Data excerpt

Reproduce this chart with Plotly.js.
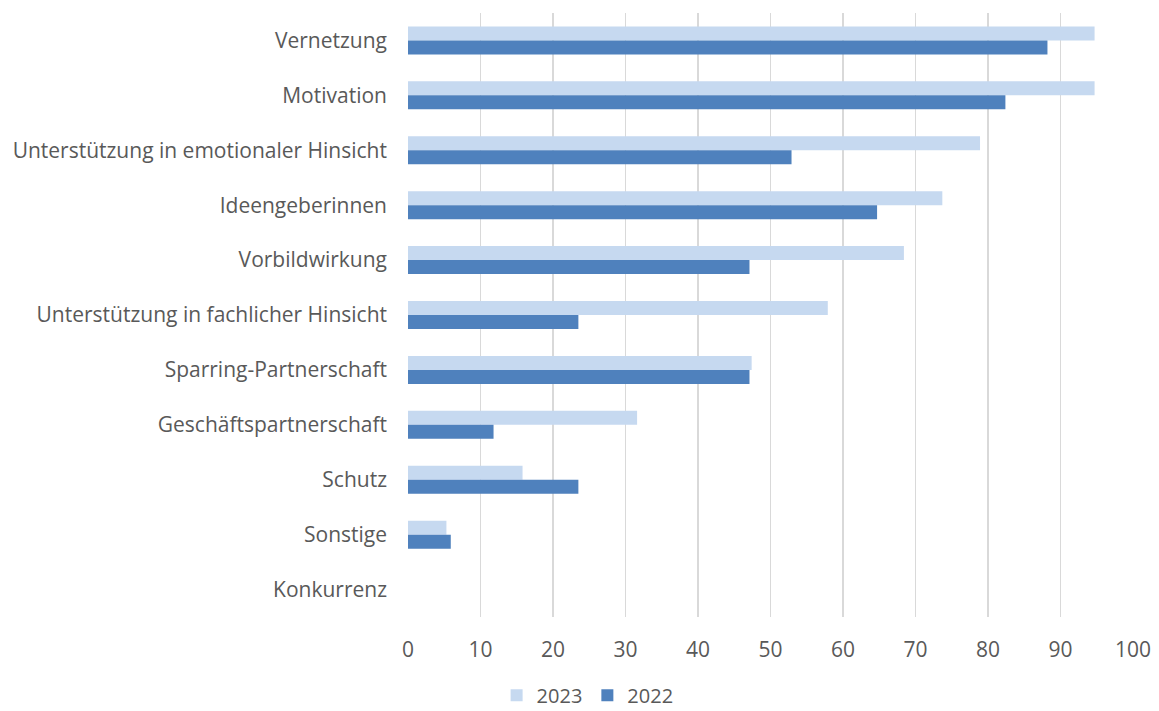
<!DOCTYPE html>
<html>
<head>
<meta charset="utf-8">
<script src="https://cdn.plot.ly/plotly-3.0.1.min.js"></script>
<style>html,body{margin:0;padding:0;background:#fff;}#chart{width:1159px;height:711px;}</style>
</head>
<body>
<div id="chart"></div>
<script>
const categories = [
  "Vernetzung",
  "Motivation",
  "Unterstützung in emotionaler Hinsicht",
  "Ideengeberinnen",
  "Vorbildwirkung",
  "Unterstützung in fachlicher Hinsicht",
  "Sparring-Partnerschaft",
  "Geschäftspartnerschaft",
  "Schutz",
  "Sonstige",
  "Konkurrenz"
];
const values2023 = [94.7, 94.7, 78.9, 73.7, 68.4, 57.9, 47.4, 31.6, 15.8, 5.3, 0];
const values2022 = [88.2, 82.4, 52.9, 64.7, 47.1, 23.5, 47.1, 11.8, 23.5, 5.9, 0];
const seriesNames = ["2023", "2022"];
const xTicks = [0, 10, 20, 30, 40, 50, 60, 70, 80, 90, 100];

const font = {family: "Open Sans, sans-serif", size: 21, color: "#595959"};
const legendFont = {family: "Open Sans, sans-serif", size: 20, color: "#595959"};

const data = [
  {type: "bar", orientation: "h", name: seriesNames[0], y: categories, x: values2023,
   marker: {color: "#C6D9F0", line: {width: 0}}, hoverinfo: "x+y"},
  {type: "bar", orientation: "h", name: seriesNames[1], y: categories, x: values2022,
   marker: {color: "#4F81BD", line: {width: 0}}, hoverinfo: "x+y"}
];

const layout = {
  width: 1159, height: 711,
  margin: {l: 408, r: 26, t: 13, b: 94},
  paper_bgcolor: "#fff", plot_bgcolor: "#fff",
  font: font,
  barmode: "group",
  bargap: 0.49,
  bargroupgap: 0,
  showlegend: true,
  legend: {orientation: "h", xref: "container", yref: "container",
           x: 0.507, xanchor: "center", y: 0.022, yanchor: "middle",
           font: legendFont, itemwidth: 30, traceorder: "normal", tracegroupgap: 0},
  xaxis: {range: [0, 100], tickvals: xTicks, ticktext: xTicks.map(String),
          showgrid: true, gridcolor: "#D9D9D9", gridwidth: 1.5,
          zeroline: false, showline: false, ticks: "", ticklabelstandoff: 18,
          tickfont: font, fixedrange: true, automargin: false},
  yaxis: {type: "category", autorange: "reversed", showgrid: false, zeroline: false,
          showline: false, ticks: "", ticklabelstandoff: 20, tickfont: font,
          fixedrange: true, automargin: false}
};

Plotly.newPlot("chart", data, layout, {displayModeBar: false, staticPlot: true});
</script>
</body>
</html>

Objective
Repeat the material above verbatim, with no pictures in the output.

Output for this task
Reproduce this chart with Plotly.js.
<!DOCTYPE html>
<html>
<head>
<meta charset="utf-8">
<script src="https://cdn.plot.ly/plotly-3.0.1.min.js"></script>
<style>html,body{margin:0;padding:0;background:#fff;}#chart{width:1159px;height:711px;}</style>
</head>
<body>
<div id="chart"></div>
<script>
const categories = [
  "Vernetzung",
  "Motivation",
  "Unterstützung in emotionaler Hinsicht",
  "Ideengeberinnen",
  "Vorbildwirkung",
  "Unterstützung in fachlicher Hinsicht",
  "Sparring-Partnerschaft",
  "Geschäftspartnerschaft",
  "Schutz",
  "Sonstige",
  "Konkurrenz"
];
const values2023 = [94.7, 94.7, 78.9, 73.7, 68.4, 57.9, 47.4, 31.6, 15.8, 5.3, 0];
const values2022 = [88.2, 82.4, 52.9, 64.7, 47.1, 23.5, 47.1, 11.8, 23.5, 5.9, 0];
const seriesNames = ["2023", "2022"];
const xTicks = [0, 10, 20, 30, 40, 50, 60, 70, 80, 90, 100];

const font = {family: "Open Sans, sans-serif", size: 21, color: "#595959"};
const legendFont = {family: "Open Sans, sans-serif", size: 20, color: "#595959"};

const data = [
  {type: "bar", orientation: "h", name: seriesNames[0], y: categories, x: values2023,
   marker: {color: "#C6D9F0", line: {width: 0}}, hoverinfo: "x+y"},
  {type: "bar", orientation: "h", name: seriesNames[1], y: categories, x: values2022,
   marker: {color: "#4F81BD", line: {width: 0}}, hoverinfo: "x+y"}
];

const layout = {
  width: 1159, height: 711,
  margin: {l: 408, r: 26, t: 13, b: 94},
  paper_bgcolor: "#fff", plot_bgcolor: "#fff",
  font: font,
  barmode: "group",
  bargap: 0.49,
  bargroupgap: 0,
  showlegend: true,
  legend: {orientation: "h", xref: "container", yref: "container",
           x: 0.507, xanchor: "center", y: 0.022, yanchor: "middle",
           font: legendFont, itemwidth: 30, traceorder: "normal", tracegroupgap: 0},
  xaxis: {range: [0, 100], tickvals: xTicks, ticktext: xTicks.map(String),
          showgrid: true, gridcolor: "#D9D9D9", gridwidth: 1.5,
          zeroline: false, showline: false, ticks: "", ticklabelstandoff: 18,
          tickfont: font, fixedrange: true, automargin: false},
  yaxis: {type: "category", autorange: "reversed", showgrid: false, zeroline: false,
          showline: false, ticks: "", ticklabelstandoff: 20, tickfont: font,
          fixedrange: true, automargin: false}
};

Plotly.newPlot("chart", data, layout, {displayModeBar: false, staticPlot: true});
</script>
</body>
</html>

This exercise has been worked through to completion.